TASK DESCRIPTION –
Track down the lines that contain "chart" and copy them.

Stored data
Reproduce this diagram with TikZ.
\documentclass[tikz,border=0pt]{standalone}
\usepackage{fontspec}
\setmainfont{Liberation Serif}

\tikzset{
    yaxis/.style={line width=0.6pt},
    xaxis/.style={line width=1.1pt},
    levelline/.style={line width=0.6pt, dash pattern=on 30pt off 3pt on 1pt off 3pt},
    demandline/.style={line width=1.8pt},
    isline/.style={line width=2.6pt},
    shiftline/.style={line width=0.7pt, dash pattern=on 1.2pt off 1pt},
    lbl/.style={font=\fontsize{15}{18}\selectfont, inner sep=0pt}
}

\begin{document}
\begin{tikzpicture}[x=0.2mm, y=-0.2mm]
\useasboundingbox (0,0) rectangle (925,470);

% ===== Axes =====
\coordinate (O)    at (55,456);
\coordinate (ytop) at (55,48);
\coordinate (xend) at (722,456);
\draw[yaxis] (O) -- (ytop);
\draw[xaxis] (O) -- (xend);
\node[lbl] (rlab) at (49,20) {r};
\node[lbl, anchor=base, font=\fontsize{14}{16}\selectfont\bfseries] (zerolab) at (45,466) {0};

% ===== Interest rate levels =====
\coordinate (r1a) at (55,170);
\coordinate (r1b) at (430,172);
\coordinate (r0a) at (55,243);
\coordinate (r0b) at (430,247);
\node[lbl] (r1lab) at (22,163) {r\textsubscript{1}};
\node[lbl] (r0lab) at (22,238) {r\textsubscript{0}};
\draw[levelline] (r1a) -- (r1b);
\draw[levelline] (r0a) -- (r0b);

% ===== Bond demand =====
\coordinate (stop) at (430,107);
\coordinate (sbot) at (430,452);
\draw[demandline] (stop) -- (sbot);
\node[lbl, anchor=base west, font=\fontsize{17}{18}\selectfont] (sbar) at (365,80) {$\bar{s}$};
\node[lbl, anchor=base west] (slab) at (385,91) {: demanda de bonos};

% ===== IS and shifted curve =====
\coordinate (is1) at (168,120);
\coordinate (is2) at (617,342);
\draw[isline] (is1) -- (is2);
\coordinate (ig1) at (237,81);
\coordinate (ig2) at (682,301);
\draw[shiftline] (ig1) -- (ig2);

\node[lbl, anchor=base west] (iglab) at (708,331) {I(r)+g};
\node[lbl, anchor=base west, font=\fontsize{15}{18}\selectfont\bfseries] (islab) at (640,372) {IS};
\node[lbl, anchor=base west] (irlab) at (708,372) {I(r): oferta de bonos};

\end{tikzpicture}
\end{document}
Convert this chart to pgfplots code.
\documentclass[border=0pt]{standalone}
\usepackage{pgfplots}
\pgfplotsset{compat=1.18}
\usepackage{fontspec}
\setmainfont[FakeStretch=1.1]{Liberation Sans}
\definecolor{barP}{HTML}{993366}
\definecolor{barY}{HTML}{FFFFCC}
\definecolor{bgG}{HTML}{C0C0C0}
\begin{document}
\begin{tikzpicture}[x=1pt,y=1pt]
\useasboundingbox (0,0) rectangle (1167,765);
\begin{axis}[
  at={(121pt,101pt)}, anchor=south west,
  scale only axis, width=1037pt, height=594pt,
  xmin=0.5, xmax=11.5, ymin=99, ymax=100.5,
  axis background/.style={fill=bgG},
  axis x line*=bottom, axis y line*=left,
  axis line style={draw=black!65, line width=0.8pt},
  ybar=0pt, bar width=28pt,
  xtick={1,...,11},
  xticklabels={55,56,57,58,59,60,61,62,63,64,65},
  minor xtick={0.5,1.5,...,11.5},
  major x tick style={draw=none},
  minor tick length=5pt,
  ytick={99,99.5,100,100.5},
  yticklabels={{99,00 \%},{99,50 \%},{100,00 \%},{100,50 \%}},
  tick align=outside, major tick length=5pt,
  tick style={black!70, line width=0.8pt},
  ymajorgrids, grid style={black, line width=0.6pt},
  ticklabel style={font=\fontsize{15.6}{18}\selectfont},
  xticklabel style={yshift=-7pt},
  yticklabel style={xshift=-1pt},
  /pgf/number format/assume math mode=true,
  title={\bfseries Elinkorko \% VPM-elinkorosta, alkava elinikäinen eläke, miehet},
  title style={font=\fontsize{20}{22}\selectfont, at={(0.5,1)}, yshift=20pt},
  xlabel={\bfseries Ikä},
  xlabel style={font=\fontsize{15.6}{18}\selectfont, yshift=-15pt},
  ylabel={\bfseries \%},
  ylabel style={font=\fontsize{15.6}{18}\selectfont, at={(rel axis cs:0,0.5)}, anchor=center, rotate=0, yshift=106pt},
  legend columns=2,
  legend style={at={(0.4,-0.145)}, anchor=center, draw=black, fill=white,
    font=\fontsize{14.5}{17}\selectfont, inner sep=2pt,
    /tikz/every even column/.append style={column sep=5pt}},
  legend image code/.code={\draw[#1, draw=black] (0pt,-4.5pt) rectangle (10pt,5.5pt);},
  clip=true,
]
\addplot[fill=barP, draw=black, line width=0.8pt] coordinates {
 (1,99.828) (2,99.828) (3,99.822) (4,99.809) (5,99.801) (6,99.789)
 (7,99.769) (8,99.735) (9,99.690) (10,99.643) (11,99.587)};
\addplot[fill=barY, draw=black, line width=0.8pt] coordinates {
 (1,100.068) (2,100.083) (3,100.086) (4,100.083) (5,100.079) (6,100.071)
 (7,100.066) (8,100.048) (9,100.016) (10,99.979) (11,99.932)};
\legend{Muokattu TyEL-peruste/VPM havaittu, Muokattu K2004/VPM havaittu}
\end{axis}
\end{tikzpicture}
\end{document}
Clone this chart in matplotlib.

RESPONSE TO THE TASK –
Convert this chart to pgfplots code.
Clone this chart in matplotlib.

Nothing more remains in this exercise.